> [AIM]:
Where a line of the material contains the string "this", copy that line.
___ DATA PROVIDED
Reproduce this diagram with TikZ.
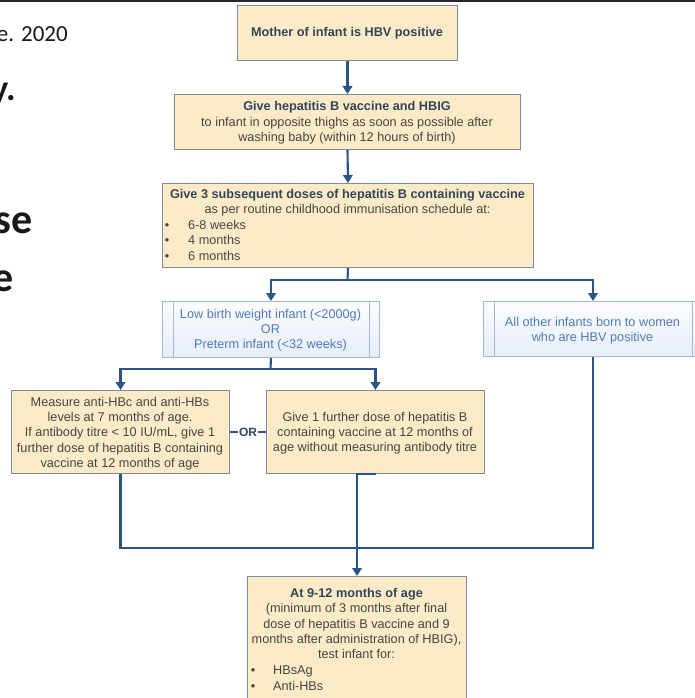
\documentclass[tikz,border=0pt]{standalone}
\usepackage{fontspec}
\setmainfont{Liberation Sans}
\newfontfamily\slidefont{Carlito}
\usetikzlibrary{arrows.meta}
\definecolor{boxfill}{HTML}{FCEBC6}
\definecolor{boxedge}{HTML}{7A8CA3}
\definecolor{conn}{HTML}{2B5383}
\definecolor{headtxt}{HTML}{31465C}
\definecolor{bodytxt}{HTML}{454545}
\definecolor{bluetop}{HTML}{FBFCFE}
\definecolor{bluebot}{HTML}{E7EEF8}
\definecolor{blueedge}{HTML}{A3B9D6}
\definecolor{bluetxt}{HTML}{4F7CB8}
\begin{document}
\begin{tikzpicture}[x=1pt,y=-1pt,
  ybox/.style={draw=boxedge, fill=boxfill, line width=1pt, inner sep=0pt, anchor=north west},
  bbox/.style={draw=blueedge, top color=bluetop, bottom color=bluebot, line width=1pt, inner sep=0pt, anchor=north west},
  txt/.style={font=\fontsize{12.7}{15}\selectfont, text=bodytxt, inner sep=0pt, anchor=base},
  htxt/.style={font=\fontsize{12.7}{15}\selectfont\bfseries, text=headtxt, inner sep=0pt, anchor=base},
  btxt/.style={font=\fontsize{12.7}{15}\selectfont, text=bluetxt, inner sep=0pt, anchor=base},
  ltxt/.style={txt, anchor=base west},
  line/.style={draw=conn, line width=2.1pt},
  arr/.style={line, -{Triangle[length=8pt,width=9.5pt]}},
  slide/.style={inner sep=0pt, anchor=base east, text=black!90}
]
\useasboundingbox (0,0) rectangle (695,698);
\clip (0,0) rectangle (695,698);
\fill[white] (0,0) rectangle (695,698);
\fill[black!85] (0,0) rectangle (695,2.5);

% slide fragments
\node[slide, font=\slidefont\fontsize{23}{27}\selectfont] (s1) at (68,42) {e. 2020};
\node[slide, font=\slidefont\fontsize{36}{40}\selectfont\bfseries] (s2) at (16,101) {y.};
\node[slide, font=\slidefont\fontsize{42}{48}\selectfont\bfseries] (s3) at (33,233) {se};
\node[slide, font=\slidefont\fontsize{42}{48}\selectfont\bfseries] (s4) at (14,291) {e};

% boxes
\node[ybox, minimum width=220pt, minimum height=55pt] (b1) at (237,5) {};
\node[ybox, minimum width=346pt, minimum height=55pt] (b2) at (174,94) {};
\node[ybox, minimum width=371pt, minimum height=84pt] (b3) at (162,183) {};
\node[bbox, minimum width=217pt, minimum height=56pt] (lbw) at (162,301) {};
\node[bbox, minimum width=219pt, minimum height=55pt] (oth) at (483,301) {};
\node[ybox, minimum width=218pt, minimum height=83pt] (lm) at (11,390) {};
\node[ybox, minimum width=218pt, minimum height=83pt] (rm) at (266,390) {};
\node[ybox, minimum width=219pt, minimum height=140pt] (b4) at (247,576) {};

% side bars of blue boxes
\draw[blueedge, line width=1pt] ([xshift=11pt]lbw.north west) -- ([xshift=11pt]lbw.south west);
\draw[blueedge, line width=1pt] ([xshift=-11pt]lbw.north east) -- ([xshift=-11pt]lbw.south east);
\draw[blueedge, line width=1pt] ([xshift=11pt]oth.north west) -- ([xshift=11pt]oth.south west);
\draw[blueedge, line width=1pt] ([xshift=-11pt]oth.north east) -- ([xshift=-11pt]oth.south east);

% texts
\node[htxt] (t1) at (347,36.5) {Mother of infant is HBV positive};

\node[htxt] (t2a) at (347,110.5) {Give hepatitis B vaccine and HBIG};
\node[txt] (t2b) at (347,126.5) {to infant in opposite thighs as soon as possible after};
\node[txt] (t2c) at (347,141.5) {washing baby (within 12 hours of birth)};

\node[htxt] (t3a) at (347.5,198.5) {Give 3 subsequent doses of hepatitis B containing vaccine};
\node[txt] (t3b) at (347.5,213.5) {as per routine childhood immunisation schedule at:};
\node[txt] (t3c) at (167,229.5) {•};
\node[ltxt] (t3d) at (188,229.5) {6-8 weeks};
\node[txt] (t3e) at (167,244.5) {•};
\node[ltxt] (t3f) at (188,244.5) {4 months};
\node[txt] (t3g) at (167,260.5) {•};
\node[ltxt] (t3h) at (188,260.5) {6 months};

\node[btxt] (tl1) at (270.5,318.5) {Low birth weight infant (<2000g)};
\node[btxt] (tl2) at (270.5,333.5) {OR};
\node[btxt] (tl3) at (270.5,348.5) {Preterm infant (<32 weeks)};

\node[btxt] (to1) at (592.5,326.5) {All other infants born to women};
\node[btxt] (to2) at (592.5,341.5) {who are HBV positive};

\node[txt] (tm1) at (120,406.5) {Measure anti-HBc and anti-HBs};
\node[txt] (tm2) at (120,421.5) {levels at 7 months of age.};
\node[txt] (tm3) at (120,436.5) {If antibody titre < 10 IU/mL, give 1};
\node[txt] (tm4) at (120,452.5) {further dose of hepatitis B containing};
\node[txt] (tm5) at (120,467.5) {vaccine at 12 months of age};

\node[txt] (tr1) at (375,421.5) {Give 1 further dose of hepatitis B};
\node[txt] (tr2) at (375,436.5) {containing vaccine at 12 months of};
\node[txt] (tr3) at (375,451.5) {age without measuring antibody titre};

\node[htxt] (t4a) at (356.5,597.5) {At 9-12 months of age};
\node[txt] (t4b) at (356.5,612.5) {(minimum of 3 months after final};
\node[txt] (t4c) at (356.5,628.5) {dose of hepatitis B vaccine and 9};
\node[txt] (t4d) at (356.5,643.5) {months after administration of HBIG),};
\node[txt] (t4e) at (356.5,658.5) {test infant for:};
\node[txt] (t4f) at (253,674.5) {•};
\node[ltxt] (t4g) at (273,674.5) {HBsAg};
\node[txt] (t4h) at (253,690.5) {•};
\node[ltxt] (t4i) at (273,690.5) {Anti-HBs};

% connectors
\coordinate (f1) at (347.5,280);
\coordinate (f2) at (270.5,369);
\coordinate (j) at (356.5,548);
\draw[arr] (b1.south) -- (b2.north);
\draw[arr] (b2.south) -- (b3.north);
\draw[line] (b3.south) -- (f1);
\draw[arr] (f1) -| (lbw.north);
\draw[arr] (f1) -| (oth.north);
\draw[line] (lbw.south) -- (f2);
\draw[arr] (f2) -| (lm.north);
\draw[arr] (f2) -| (rm.north);
\draw[line] (lm.east) -- node[fill=white, inner sep=0.6pt, text=headtxt, font=\fontsize{12}{14}\selectfont\bfseries] (orl) {OR} (rm.west);
\draw[line] (lm.south) -- (lm.south |- j) -- (oth.south |- j) -- (oth.south);
\draw[arr] (rm.south) -- (rm.south -| b4.north) -- (b4.north);
\end{tikzpicture}
\end{document}
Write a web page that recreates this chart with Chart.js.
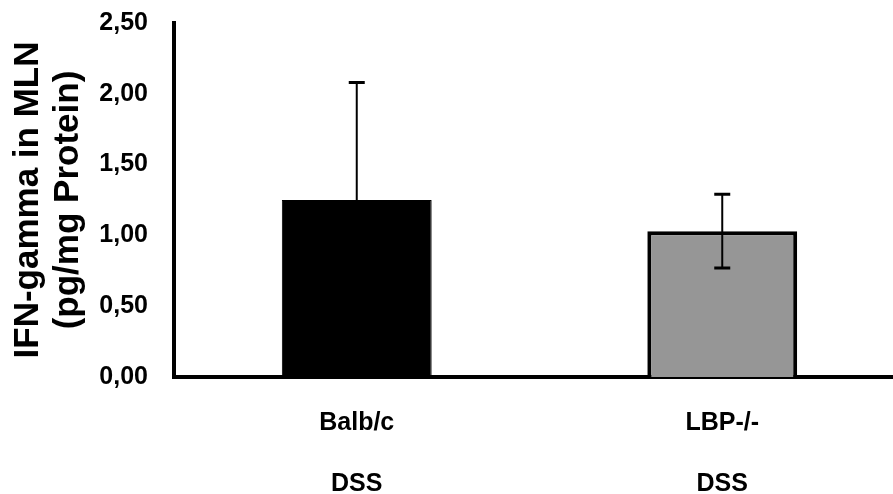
______
> [THE REPLY]:
Reproduce this diagram with TikZ.
Write a web page that recreates this chart with Chart.js.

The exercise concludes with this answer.